Biden plans to first restore and slightly strengthen auto mileage standards to the levels that existed under President Barack Obama but were weakened during the Trump administration. Next, his administration will draft a set of even more stringent auto pollution rules for both passenger vehicles and heavy-duty trucks that are intended to ramp up sales of electric vehicles.

He also signed an executive order that sets a target that half of all vehicles sold in the United States be electric by 2030.

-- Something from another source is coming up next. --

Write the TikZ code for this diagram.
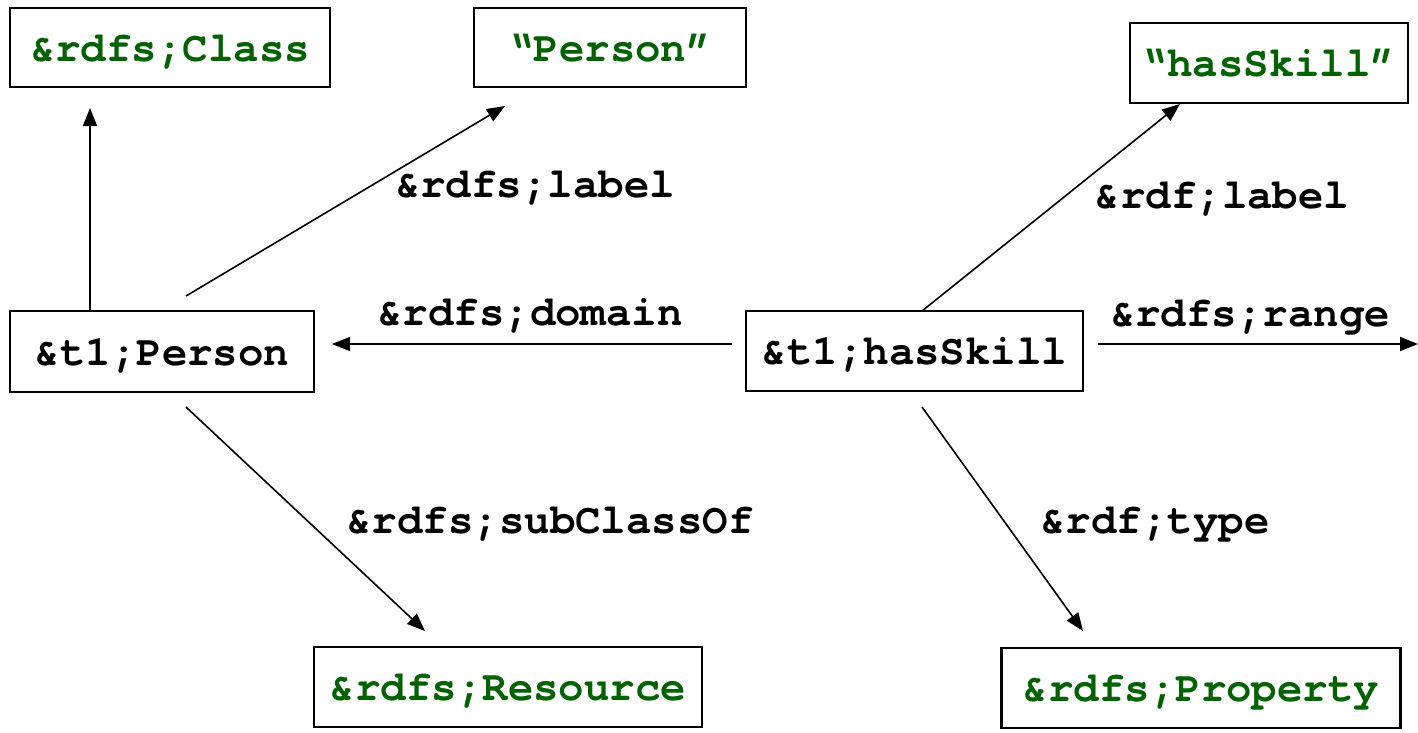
\documentclass[tikz,border=0pt]{standalone}
\usepackage{fontspec}
\setmonofont{texgyrecursor}[Extension=.otf,UprightFont=*-regular,BoldFont=*-bold]
\usetikzlibrary{arrows.meta}
\definecolor{rdfgreen}{RGB}{0,98,0}
\begin{document}
\begin{tikzpicture}[x=1pt,y=-1pt,
  box/.style={draw=black,line width=2.2pt,fill=white,inner sep=0pt,anchor=center,
    text height=33pt,text depth=6pt,
    font=\fontsize{42.4}{50}\selectfont\ttfamily\bfseries},
  lit/.style={box,text=rdfgreen},
  res/.style={box,text=black},
  lbl/.style={font=\fontsize{42.4}{50}\selectfont\ttfamily\bfseries,inner sep=0pt,
    text height=33pt,text depth=6pt},
  arr/.style={line width=1.6pt,-{Triangle[length=18pt,width=14pt]}}]
\useasboundingbox[fill=white] (0,0) rectangle (1418,732);
% boxes
\node[lit,minimum width=320pt,minimum height=79pt] (class) at (170,47.5) {\&rdfs;Class};
\node[lit,minimum width=272pt,minimum height=79pt] (plit) at (610,47.5) {“Person”};
\node[lit,minimum width=278pt,minimum height=80pt] (hlit) at (1269,63) {“hasSkill”};
\node[res,minimum width=304pt,minimum height=81pt] (person) at (162,351.5) {\&t1;Person};
\node[res,minimum width=337pt,minimum height=80pt] (skill) at (914.5,351) {\&t1;hasSkill};
\node[lit,minimum width=388pt,minimum height=80pt] (resource) at (508,687) {\&rdfs;Resource};
\node[lit,minimum width=399pt,minimum height=80pt] (prop) at (1201,688) {\&rdfs;Property};
% connector end points
\coordinate (c1s) at (90,311);   \coordinate (c1e) at (90,108);
\coordinate (c2s) at (186,296);  \coordinate (c2e) at (505,106);
\coordinate (c3s) at (732,344);  \coordinate (c3e) at (332,344);
\coordinate (c4s) at (1098,344); \coordinate (c4e) at (1418,344);
\coordinate (c5s) at (186,407);  \coordinate (c5e) at (425,631);
\coordinate (c6s) at (922,311);  \coordinate (c6e) at (1180,104);
\coordinate (c7s) at (922,407);  \coordinate (c7e) at (1083,631);
\draw[arr] (c1s) -- (c1e);
\draw[arr] (c2s) -- (c2e);
\draw[arr] (c3s) -- (c3e);
\draw[arr] (c4s) -- (c4e);
\draw[arr] (c5s) -- (c5e);
\draw[arr] (c6s) -- (c6e);
\draw[arr] (c7s) -- (c7e);
% labels
\node[lbl] (l1) at (535,184) {\&rdfs;label};
\node[lbl] (l2) at (530,312) {\&rdfs;domain};
\node[lbl] (l3) at (1222,195) {\&rdf;label};
\node[lbl] (l4) at (1250,313) {\&rdfs;range};
\node[lbl] (l5) at (550,520) {\&rdfs;subClassOf};
\node[lbl] (l6) at (1155,520) {\&rdf;type};
\end{tikzpicture}
\end{document}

In a signal of industry support, the president was flanked by the chief executives of the nation's three largest automakers as well as the head of the United Auto Workers. The automakers will pledge that 40 to 50 percent of their new car sales will be electric vehicles by 2030, up from just 2 percent this year — on the condition that Congress passes an infrastructure bill that includes billions of dollars for a national network of electric vehicle charging stations, as well as tax credits to make it cheaper for companies to build the cars and consumers to buy them.

The goal of rapidly transitioning to electric cars and trucks faces several challenges.

Experts say it will not be possible for electric vehicles to go from niche to mainstream without making electric charging stations as ubiquitous as the corner gas station is today. And while labor leaders will attend the White House event, they remain concerned about a wholesale shift to electric vehicles, which requires fewer workers to assemble.

But without a radical change to the type of vehicles Americans drive, it will be impossible for Biden to meet his ambitious pledge to cut planet-warming emissions by 50 percent from 2005 levels by the end of this decade. Gasoline-powered cars and trucks are the largest single source of greenhouse gases produced in the United States, accounting for 28 percent of the nation's total carbon emissions.